As dedicated runners and bikers may have already discovered, the park’s interim greenway has expanded.  The interior path previously ended at Montague Street Extension, where it connected to a protected pathway along Furman Street.  Due to the recent configuration of Furman Street into a two-way thoroughfare, this protected pathway was removed.  In response, BBP and NYC DOT have worked to create an extended stretch of the park’s interior pathway from Montague Street Extension to Joralemon Street and Pier 6.  Park visitors can now travel within the park from Pier 1 all the way to Pier 6.  Check out our biking page for details like operating hours.

The interim greenway is critical to achieving connectivity among open park sections, an inherent challenge in building a park in phases.  The park’s construction was phased to complete sections adjacent to major entrances first, allowing the public easy access to the new amenities.  The result is a non-contiguous park until the connective sections between Pier 1 and Pier 6 can be completed.  The interim greenway not only provides this much-desired connection for the public, but it also allows visitors to observe first-hand the transformation of the post-industrial site into a world-class park. 

Visitors along the new segment of the path can also view relics of the site’s commercial past.  Just south of Montague Street Extension passersby can see rail tracks emerging from the concrete along the water’s edge.  These rails were used to transport train cars entering the borough at Pier 4, a 19th century finger pier seen now as a segmented wooden structure partially submerged in the water.  Train cars were driven onto barges at the ports of New Jersey and Manhattan and floated across the harbor to be transferred to the rails at Pier 4. 

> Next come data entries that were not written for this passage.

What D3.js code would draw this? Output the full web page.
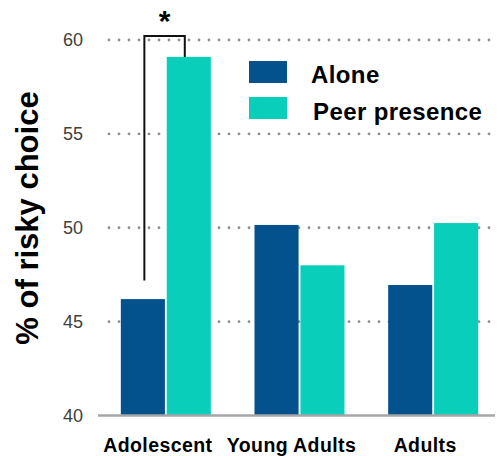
<!DOCTYPE html>
<html>
<head>
<meta charset="utf-8">
<script src="https://cdn.jsdelivr.net/npm/d3@7"></script>
<style>
  html, body { margin: 0; padding: 0; background: #fff; }
  svg { display: block; }
</style>
</head>
<body>
<svg id="chart" width="498" height="456"></svg>
<script>
const categories = ["Adolescent", "Young Adults", "Adults"];
const seriesNames = ["Alone", "Peer presence"];
const alone = [46.2, 50.15, 46.95];
const peer = [59.1, 48.0, 50.25];
const yTicks = [40, 45, 50, 55, 60];
const colors = ["#03518D", "#09CFBA"];

const svg = d3.select("#chart");
const font = "'Liberation Sans', Arial, sans-serif";

const y = d3.scaleLinear().domain([40, 60]).range([415.5, 40]);
const x0 = d3.scaleBand().domain(categories).range([99, 500]);
const step = x0.bandwidth();
const x1 = d3.scaleBand().domain(seriesNames)
  .range([step / 2 - 45, step / 2 + 45]).paddingInner(0.04);

const rows = categories.map((c, i) => ({ cat: c, vals: [alone[i], peer[i]] }));

// gridlines (dotted)
svg.append("g").selectAll("line")
  .data(yTicks.filter(t => t > 40))
  .join("line")
  .attr("x1", 109).attr("x2", 498)
  .attr("y1", d => y(d)).attr("y2", d => y(d))
  .attr("stroke", "#8f8f8f")
  .attr("stroke-width", 2.8)
  .attr("stroke-linecap", "round")
  .attr("stroke-dasharray", "0 10");

// y tick labels
svg.append("g").selectAll("text")
  .data(yTicks)
  .join("text")
  .attr("x", 83)
  .attr("y", d => y(d))
  .attr("dy", "0.36em")
  .attr("text-anchor", "end")
  .attr("font-family", font)
  .attr("font-size", 18)
  .attr("fill", "#404040")
  .text(d => d);

// bars
const groups = svg.append("g").selectAll("g")
  .data(rows)
  .join("g")
  .attr("transform", d => `translate(${x0(d.cat)},0)`);

groups.selectAll("rect")
  .data(d => d.vals.map((v, j) => ({ s: seriesNames[j], v, j })))
  .join("rect")
  .attr("x", d => x1(d.s))
  .attr("width", x1.bandwidth())
  .attr("y", d => y(d.v))
  .attr("height", d => y(40) - y(d.v))
  .attr("fill", d => colors[d.j]);

// baseline
svg.append("line")
  .attr("x1", 98).attr("x2", 495)
  .attr("y1", y(40)).attr("y2", y(40))
  .attr("stroke", "#a6a6a6")
  .attr("stroke-width", 2.5);

// x labels
svg.append("g").selectAll("text")
  .data(categories)
  .join("text")
  .attr("x", d => x0(d) + step / 2 - 8)
  .attr("y", 452)
  .attr("text-anchor", "middle")
  .attr("font-family", font)
  .attr("font-weight", "bold")
  .attr("font-size", 19.5)
  .attr("letter-spacing", 0.4)
  .attr("fill", "#000")
  .text(d => d);

// y title
svg.append("text")
  .attr("transform", "translate(38,218) rotate(-90)")
  .attr("text-anchor", "middle")
  .attr("font-family", font)
  .attr("font-weight", "bold")
  .attr("font-size", 31)
  .attr("fill", "#000")
  .text("% of risky choice");

// legend
const legend = svg.append("g");
seriesNames.forEach((s, i) => {
  legend.append("rect")
    .attr("x", 249).attr("y", 61 + i * 36)
    .attr("width", 38).attr("height", 22)
    .attr("fill", colors[i]);
  legend.append("text")
    .attr("x", 311 + i * 2).attr("y", 83 + i * 37)
    .attr("font-family", font)
    .attr("font-weight", "bold")
    .attr("font-size", 24)
    .attr("letter-spacing", 0.4)
    .attr("fill", "#000")
    .text(s);
});

// significance bracket
const c0 = categories[0];
const xl = x0(c0) + x1(seriesNames[0]) + x1.bandwidth() / 2 + 1.5;
const xr = x0(c0) + x1(seriesNames[1]) + x1.bandwidth() / 2 - 4;
const topY = y(60) - 4;
svg.append("path")
  .attr("d", `M${xl},${y(alone[0]) - 18.5}V${topY}H${xr}V${y(peer[0])}`)
  .attr("fill", "none")
  .attr("stroke", "#111")
  .attr("stroke-width", 2);
svg.append("text")
  .attr("x", (xl + xr) / 2)
  .attr("y", 31)
  .attr("text-anchor", "middle")
  .attr("font-family", font)
  .attr("font-weight", "bold")
  .attr("font-size", 30)
  .attr("fill", "#000")
  .text("*");
</script>
</body>
</html>
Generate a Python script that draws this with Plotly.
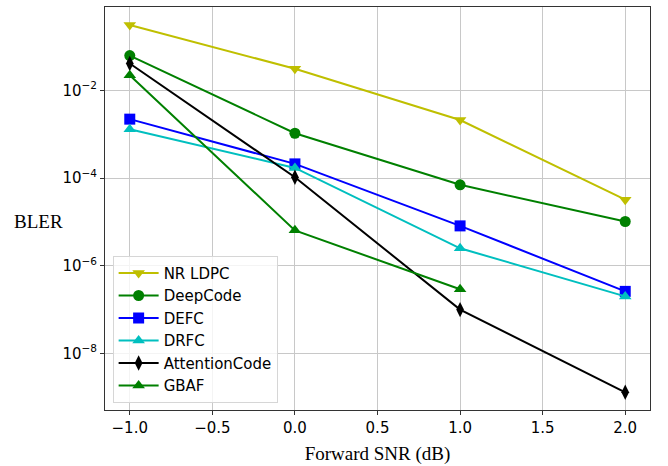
import plotly.graph_objects as go

snr = [-1.0, 0.0, 1.0, 2.0]
nr_ldpc = [0.31, 0.031, 0.0021, 3.2e-5]
deepcode = [0.062, 1.05e-3, 7.0e-5, 1.02e-5]
defc = [2.2e-3, 2.1e-4, 8.1e-6, 2.6e-7]
drfc = [1.3e-3, 1.7e-4, 2.5e-6, 2.0e-7]
attention = [0.041, 1.04e-4, 1.0e-7, 1.3e-9]
gbaf_snr = [-1.0, 0.0, 1.0]
gbaf = [0.022, 6.4e-6, 2.9e-7]

ytickvals = [1e-8, 1e-6, 1e-4, 1e-2]
yticktext = ["10<sup>\u22128</sup>", "10<sup>\u22126</sup>", "10<sup>\u22124</sup>", "10<sup>\u22122</sup>"]
xtickvals = [-1.0, -0.5, 0.0, 0.5, 1.0, 1.5, 2.0]
xticktext = ["\u22121.0", "\u22120.5", "0.0", "0.5", "1.0", "1.5", "2.0"]

series = [
    ("NR LDPC", snr, nr_ldpc, "#bfbf00", "triangle-down"),
    ("DeepCode", snr, deepcode, "#008000", "circle"),
    ("DEFC", snr, defc, "#0000ff", "square"),
    ("DRFC", snr, drfc, "#00bfbf", "triangle-up"),
    ("AttentionCode", snr, attention, "#000000", "diamond-tall"),
    ("GBAF", gbaf_snr, gbaf, "#008000", "triangle-up"),
]

fig = go.Figure()
for name, xs, ys, color, sym in series:
    fig.add_trace(go.Scatter(
        x=xs, y=ys, name=name, mode="lines+markers",
        line=dict(color=color, width=2),
        marker=dict(symbol=sym, size=11, color=color),
    ))

fig.update_layout(
    width=668, height=466,
    margin=dict(l=105, r=18, t=6, b=54),
    paper_bgcolor="white", plot_bgcolor="white",
    font=dict(family="DejaVu Sans", size=15, color="black"),
    showlegend=True,
    legend=dict(
        x=0.014, y=0.018, xanchor="left", yanchor="bottom",
        bgcolor="rgba(255,255,255,0.8)", bordercolor="#d6d6d6", borderwidth=1,
        font=dict(family="DejaVu Sans", size=15),
        tracegroupgap=0, itemwidth=40,
    ),
    xaxis=dict(
        range=[-1.15, 2.15], tickvals=xtickvals, ticktext=xticktext,
        showgrid=True, gridcolor="#c8c8c8", gridwidth=1,
        showline=True, linecolor="#333333", linewidth=1, mirror=True,
        ticks="outside", ticklen=4, tickcolor="#333333", zeroline=False,
        title=dict(text="Forward SNR (dB)", font=dict(family="Liberation Serif", size=19), standoff=10),
    ),
    yaxis=dict(
        type="log", range=[-9.29, -0.10], tickvals=ytickvals, ticktext=yticktext,
        showgrid=True, gridcolor="#c8c8c8", gridwidth=1,
        showline=True, linecolor="#333333", linewidth=1, mirror=True,
        ticks="outside", ticklen=4, tickcolor="#333333", zeroline=False,
    ),
    annotations=[dict(
        text="BLER", x=-0.17, y=0.468, xref="paper", yref="paper",
        xanchor="left", yanchor="middle", showarrow=False,
        font=dict(family="Liberation Serif", size=19),
    )],
)

fig.write_html("out.html", config={"displayModeBar": False},
               post_script="document.body.style.margin='0';")
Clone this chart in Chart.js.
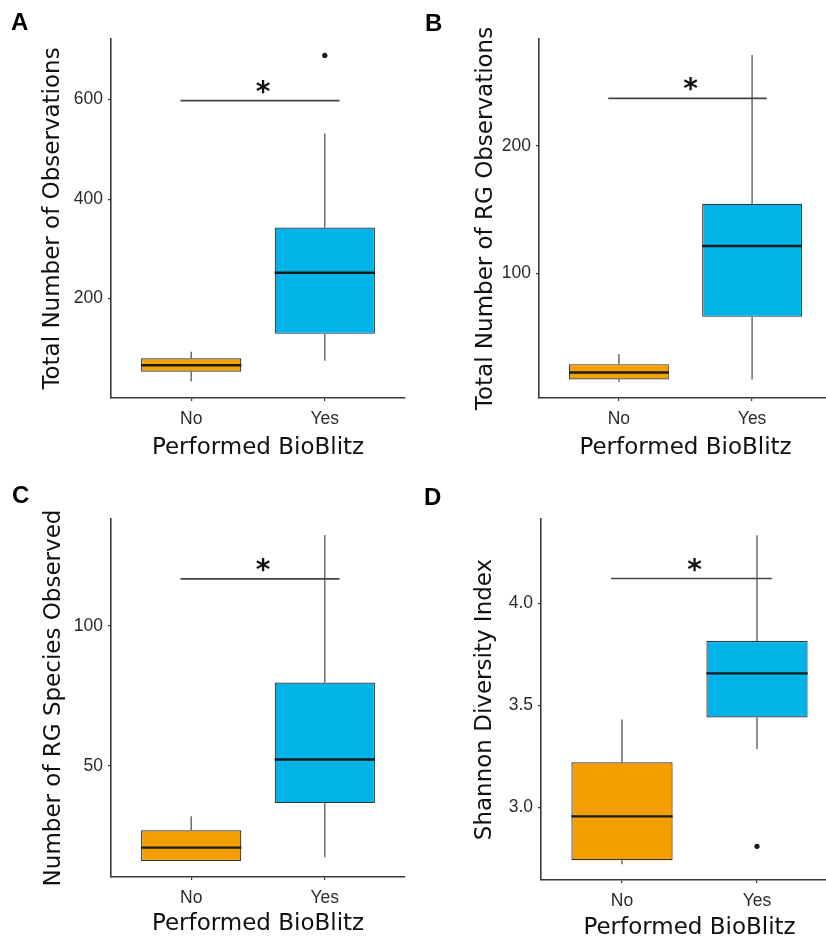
<!DOCTYPE html>
<html lang="en">
<head>
<meta charset="UTF-8">
<title>Performed BioBlitz - box plots</title>
<script src="https://cdn.jsdelivr.net/npm/chart.js"></script>
<style>
  body { margin: 0; background: #fff; }
  #figure { position: relative; width: 826px; height: 939px; overflow: hidden; background: #fff; }
  #figure canvas { position: absolute; }
  .letter { position: absolute; font: bold 24px/24px "Liberation Sans", Arial, sans-serif; color: #000; }
</style>
</head>
<body>
<div id="figure">
  <canvas id="chartA" width="413" height="470" style="left:0;top:0"></canvas>
  <canvas id="chartB" width="430" height="470" style="left:413px;top:0"></canvas>
  <canvas id="chartC" width="413" height="469" style="left:0;top:470px"></canvas>
  <canvas id="chartD" width="430" height="469" style="left:413px;top:470px"></canvas>
  <div class="letter" style="left:11px;top:10px">A</div>
  <div class="letter" style="left:425px;top:11px">B</div>
  <div class="letter" style="left:12px;top:483px">C</div>
  <div class="letter" style="left:424px;top:485px">D</div>
</div>

<script>
const groups = ['No', 'Yes'];
const xTitle = 'Performed BioBlitz';
const sigX = [-0.08, 1.11];

// A - total observations
const obsLow  = [33, 75];
const obsQ1   = [53, 129];
const obsMed  = [66, 252];
const obsQ3   = [80, 343];
const obsHigh = [93, 532];
const obsOut  = [[], [689]];
const obsSig  = 598;
const obsTicks = [200, 400, 600];

// B - research grade observations
const rgLow  = [15, 17];
const rgQ1   = [17, 66];
const rgMed  = [22.5, 121.5];
const rgQ3   = [29, 154.5];
const rgHigh = [37, 271];
const rgOut  = [[], []];
const rgSig  = 237;
const rgTicks = [100, 200];

// C - research grade species
const spLow  = [16, 17.4];
const spQ1   = [16, 36.7];
const spMed  = [20.8, 52.3];
const spQ3   = [27, 79.8];
const spHigh = [32, 132.5];
const spOut  = [[], []];
const spSig  = 116.8;
const spTicks = [50, 100];

// D - shannon index
const shLow  = [2.72, 3.285];
const shQ1   = [2.74, 3.44];
const shMed  = [2.955, 3.656];
const shQ3   = [3.22, 3.815];
const shHigh = [3.43, 4.333];
const shOut  = [[], [2.808]];
const shSig  = 4.121;
const shTicks = [3.0, 3.5, 4.0];

const boxColors = ['#F2A000', '#00B4E8'];
const inkColor = '#333333';
const tickFont = { family: '"Liberation Sans", Arial, sans-serif', size: 17.5 };
const titleFont = { family: '"DejaVu Sans", Verdana, sans-serif', size: 23 };

function makePanel(id, d) {
  // whiskers behind the boxes, medians and the star on top
  const boxExtras = {
    id: 'boxExtras',
    beforeDatasetsDraw(chart) {
      const ctx = chart.ctx, ys = chart.scales.y;
      const bars = chart.getDatasetMeta(0).data;
      ctx.save();
      ctx.strokeStyle = '#555';
      ctx.lineWidth = 1.3;
      bars.forEach((bar, i) => {
        ctx.beginPath();
        ctx.moveTo(bar.x, ys.getPixelForValue(d.high[i]));
        ctx.lineTo(bar.x, ys.getPixelForValue(d.q3[i]));
        ctx.moveTo(bar.x, ys.getPixelForValue(d.q1[i]));
        ctx.lineTo(bar.x, ys.getPixelForValue(d.low[i]));
        ctx.stroke();
      });
      ctx.restore();
    },
    afterDatasetsDraw(chart) {
      const ctx = chart.ctx, xs = chart.scales.x, ys = chart.scales.y;
      const bars = chart.getDatasetMeta(0).data;
      ctx.save();
      ctx.strokeStyle = '#1a1a1a';
      ctx.lineWidth = 2.4;
      bars.forEach((bar, i) => {
        const py = ys.getPixelForValue(d.med[i]);
        ctx.beginPath();
        ctx.moveTo(bar.x - bar.width / 2, py);
        ctx.lineTo(bar.x + bar.width / 2, py);
        ctx.stroke();
      });
      ctx.fillStyle = '#111';
      ctx.font = 'bold 28px "DejaVu Sans"';
      ctx.textAlign = 'center';
      ctx.textBaseline = 'alphabetic';
      ctx.fillText('*', xs.getPixelForValue((sigX[0] + sigX[1]) / 2) + 3, ys.getPixelForValue(d.sig));
      ctx.restore();
    }
  };

  const outliers = d.out.flatMap((vals, i) => vals.map(v => ({ x: i, y: v })));

  return new Chart(document.getElementById(id), {
    type: 'bar',
    data: {
      datasets: [{
        data: groups.map((g, i) => ({ x: i, y: [d.q1[i], d.q3[i]] })),
        backgroundColor: boxColors,
        borderColor: inkColor,
        borderWidth: 1.2,
        borderSkipped: false,
        barPercentage: 0.75,
        categoryPercentage: 1
      }, {
        type: 'line',
        data: sigX.map(x => ({ x: x, y: d.sig })),
        borderColor: '#444',
        borderWidth: 1.6,
        pointRadius: 0
      }, {
        type: 'scatter',
        data: outliers,
        backgroundColor: '#1a1a1a',
        borderWidth: 0,
        pointRadius: 2.6
      }]
    },
    options: {
      responsive: false,
      animation: false,
      layout: { padding: { top: d.padTop, right: d.padRight, left: 0, bottom: 0 } },
      plugins: { legend: { display: false }, tooltip: { enabled: false } },
      scales: {
        x: {
          type: 'linear',
          min: -0.6,
          max: 1.6,
          offset: false,
          afterBuildTicks: s => { s.ticks = groups.map((g, i) => ({ value: i })); },
          afterFit: s => { s.height = d.xHeight; },
          ticks: { callback: v => groups[v], font: tickFont, color: '#2b2b2b', padding: 8, maxRotation: 0 },
          grid: { offset: false, drawOnChartArea: false, drawTicks: true, tickLength: 3, color: inkColor, lineWidth: 1.2 },
          border: { display: true, color: '#3a3a3a', width: 1.6 },
          title: { display: true, text: xTitle, font: titleFont, color: '#111', padding: { top: 0, bottom: d.xTitlePad } }
        },
        y: {
          min: d.min,
          max: d.max,
          beginAtZero: false,
          afterBuildTicks: s => { s.ticks = d.ticks.map(v => ({ value: v })); },
          afterFit: s => { s.width = d.yWidth; },
          ticks: { callback: v => d.tickFmt(v), font: tickFont, color: '#2b2b2b', padding: 5 },
          grid: { drawOnChartArea: false, drawTicks: true, tickLength: 3, color: inkColor, lineWidth: 1.2 },
          border: { display: true, color: '#3a3a3a', width: 1.6 },
          title: { display: true, text: d.yTitle, font: titleFont, color: '#111', padding: { top: d.yTitlePad, bottom: 0 } }
        }
      }
    },
    plugins: [boxExtras]
  });
}

const asInt = v => String(v);
const oneDec = v => v.toFixed(1);

makePanel('chartA', {
  low: obsLow, q1: obsQ1, med: obsMed, q3: obsQ3, high: obsHigh, out: obsOut, sig: obsSig,
  ticks: obsTicks, tickFmt: asInt, min: 0, max: 722,
  yTitle: 'Total Number of Observations',
  padTop: 39, padRight: 8, yWidth: 111, xHeight: 72, xTitlePad: 8, yTitlePad: 39
});

makePanel('chartB', {
  low: rgLow, q1: rgQ1, med: rgMed, q3: rgQ3, high: rgHigh, out: rgOut, sig: rgSig,
  ticks: rgTicks, tickFmt: asInt, min: 2.5, max: 283.5,
  yTitle: 'Total Number of RG Observations',
  padTop: 39, padRight: 11, yWidth: 126, xHeight: 72, xTitlePad: 8, yTitlePad: 59
});

makePanel('chartC', {
  low: spLow, q1: spQ1, med: spMed, q3: spQ3, high: spHigh, out: spOut, sig: spSig,
  ticks: spTicks, tickFmt: asInt, min: 10.3, max: 138.2,
  yTitle: 'Number of RG Species Observed',
  padTop: 49, padRight: 8, yWidth: 111, xHeight: 62, xTitlePad: 1, yTitlePad: 40
});

makePanel('chartD', {
  low: shLow, q1: shQ1, med: shMed, q3: shQ3, high: shHigh, out: shOut, sig: shSig,
  ticks: shTicks, tickFmt: oneDec, min: 2.643, max: 4.413,
  yTitle: 'Shannon Diversity Index',
  padTop: 49, padRight: 5, yWidth: 128, xHeight: 59, xTitlePad: -3, yTitlePad: 58
});
</script>
</body>
</html>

Further south on the pathway towards Pier 6 visitors will be hard-pressed to miss a distinctive bump in the terrain.  This is the front end of a commercial scale that was used to weigh large shipments delivered to the active port before its closure in the 1980s.  

Image by ©Julienne Schaer

Finally, looking towards the water onto Pier 5, you may catch a glimpse of marine divers working around and under the pier.  The divers are responsible for encapsulating the pier’s wooden support pilings with concrete to protect them from degradation by tidal currents and marine termites, called borers.  Catch a glimpse of the divers soon, because their work will be finished before year’s end.